Reputation: 1305
I have some json file with such format:
{"_t":1480647647,"_p":"[email protected]","_n":"app_loaded","device_type":"desktop"}
{"_t":1480647676,"_p":"[email protected]","_n":"app_loaded","device_type":"desktop"}
{"_t":1483161958,"_p":"[email protected]","_n":"app_loaded","device_type":"desktop"}
{"_t":1483162393,"_p":"[email protected]","_n":"app_loaded","device_type":"desktop"}
{"_t":1483499947,"_p":"[email protected]","_n":"app_loaded","device_type":"desktop"}
{"_t":1505361824,"_p":"[email protected]","_n":"added_to_team","account":"1234"}
{"_t":1505362047,"_p":"[email protected]","_n":"added_to_team","account":"1234"}
{"_t":1505362372,"_p":"[email protected]","_n":"added_to_team","account":"1234"}
{"_t":1505362854,"_p":"[email protected]","_n":"added_to_team","account":"1234"}
{"_t":1505366071,"_p":"[email protected]","_n":"added_to_team","account":"1234"}
I'm using Apache Spark in my java application in order to read this json file and save to parquet format.
If I didn't use schema definition then there is no problem with file parsing There is my code example:
Dataset<Row> dataset = spark.read().json(pathToFile);
dataset.show(100);
And there is my console output:
+-------------+------------------+----------+-------+-------+-----------+
| _n| _p| _t|account|channel|device_type|
+-------------+------------------+----------+-------+-------+-----------+
| app_loaded| [email protected]|1480647647| null| null| desktop|
| app_loaded| [email protected]|1480647676| null| null| desktop|
| app_loaded| [email protected]|1483161958| null| null| desktop|
| app_loaded| [email protected]|1483162393| null| null| desktop|
| app_loaded| [email protected]|1483499947| null| null| desktop|
|added_to_team| [email protected]|1505361824| 1234| null| null|
|added_to_team| [email protected]|1505362047| 1234| null| null|
...
When I'm using schema definition like this
StructType schema = new StructType();
schema.add("_n", StringType, true);
schema.add("_p", StringType, true);
schema.add("_t", TimestampType, true);
schema.add("account", StringType, true);
schema.add("channel", StringType, true);
schema.add("device_type", StringType, true);
// Read data from file
Dataset<Row> dataset = spark.read().schema(schema).json(pathToFile);
dataset.show(100);
I got console output :
++
||
++
||
||
||
||
...
What's wrong with schma definition?
Upvotes: 1
Views: 933
Reputation: 35249
StrutType
is immutable, so just discard all additions.

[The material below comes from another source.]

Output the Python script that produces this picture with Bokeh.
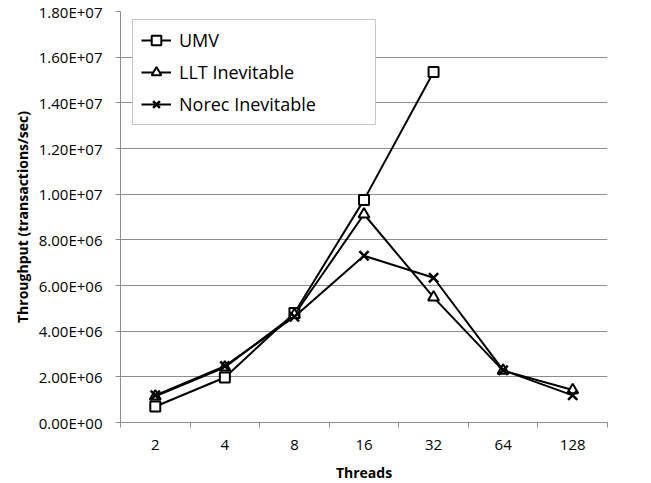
from bokeh.plotting import figure
from bokeh.models import Range1d, FixedTicker, Legend, LegendItem, CustomJSTickFormatter
from bokeh.embed import file_html
from bokeh.resources import INLINE

threads = ["2", "4", "8", "16", "32", "64", "128"]
umv = [0.70e6, 1.97e6, 4.80e6, 9.75e6, 1.535e7]
llt = [1.15e6, 2.42e6, 4.72e6, 9.12e6, 5.48e6, 2.27e6, 1.42e6]
norec = [1.19e6, 2.47e6, 4.63e6, 7.30e6, 6.34e6, 2.29e6, 1.19e6]
y_ticks = [i * 2.0e6 for i in range(10)]

xpos = [i + 0.5 for i in range(len(threads))]

FONT = "Open Sans"
GRID = "#8e8e8e"

p = figure(frame_width=487, frame_height=411, output_backend="svg", toolbar_location=None,
           x_range=Range1d(0, len(threads)), y_range=Range1d(0, 1.8e7),
           min_border_left=120, min_border_right=20, min_border_top=11, min_border_bottom=40)
p.outline_line_color = None
p.background_fill_color = "white"

# axes
p.xaxis.ticker = FixedTicker(ticks=xpos, minor_ticks=list(range(len(threads) + 1)))
p.xaxis.major_label_overrides = {x: t for x, t in zip(xpos, threads)}
p.xaxis.major_tick_out = 0
p.xaxis.major_tick_in = 0
p.xaxis.minor_tick_out = 5
p.xaxis.minor_tick_in = 0
p.xaxis.minor_tick_line_color = GRID
p.xaxis.major_label_standoff = 12
p.xaxis.axis_label = "Threads"
p.xaxis.axis_label_standoff = 10

p.yaxis.ticker = FixedTicker(ticks=y_ticks, minor_ticks=[])
p.yaxis.formatter = CustomJSTickFormatter(code="""
const e = tick === 0 ? 0 : Math.floor(Math.log10(Math.abs(tick)));
const m = tick / Math.pow(10, e);
const es = (e < 10 ? '0' : '') + e;
return m.toFixed(2) + 'E+' + es;
""")
p.yaxis.major_tick_out = 5
p.yaxis.major_tick_in = 0
p.yaxis.minor_tick_out = 0
p.yaxis.major_label_standoff = 13
p.yaxis.axis_label = "Throughput (transactions/sec)"
p.yaxis.axis_label_standoff = 4

for ax in (p.xaxis[0], p.yaxis[0]):
    ax.axis_line_color = GRID
    ax.major_tick_line_color = GRID
    ax.major_label_text_font = FONT
    ax.major_label_text_font_size = "15px"
    ax.major_label_text_color = "black"
    ax.axis_label_text_font = FONT
    ax.axis_label_text_font_size = "14px"
    ax.axis_label_text_font_style = "bold"
    ax.axis_label_text_color = "black"

p.xgrid.grid_line_color = None
p.ygrid.grid_line_color = GRID
p.ygrid.grid_line_width = 1

# series
l1 = p.line(xpos[:len(umv)], umv, line_color="black", line_width=2)
m1 = p.scatter(xpos[:len(umv)], umv, marker="square", size=10, fill_color="white",
               line_color="black", line_width=2)
l2 = p.line(xpos, llt, line_color="black", line_width=2)
m2 = p.scatter(xpos, llt, marker="triangle", size=11, fill_color="white",
               line_color="black", line_width=2)
l3 = p.line(xpos, norec, line_color="black", line_width=2)
m3 = p.scatter(xpos, norec, marker="x", size=13, line_color="black", line_width=2.5)

legend = Legend(items=[
    LegendItem(label="UMV", renderers=[l1, m1]),
    LegendItem(label="LLT Inevitable", renderers=[l2, m2]),
    LegendItem(label="Norec Inevitable", renderers=[l3, m3]),
], location=(12, 297))
legend.label_text_font = FONT
legend.label_text_font_size = "18px"
legend.label_text_color = "black"
legend.glyph_width = 30
legend.glyph_height = 24
legend.label_height = 24
legend.label_standoff = 8
legend.spacing = 8
legend.padding = 8
legend.margin = 0
legend.label_width = 188
legend.border_line_color = GRID
legend.border_line_width = 1
legend.background_fill_color = "white"
legend.background_fill_alpha = 1
p.add_layout(legend, "center")

open("out.html", "w").write(file_html(p, INLINE))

If you print it
schema.printTreeString
you'll see it doesn't contain any field:
root
You should use:
StructType schema = new StructType()
.add("_n", StringType, true)
.add("_p", StringType, true)
.add("_t", TimestampType, true)
.add("account", StringType, true)
.add("channel", StringType, true)
.add("device_type", StringType, true);
Upvotes: 1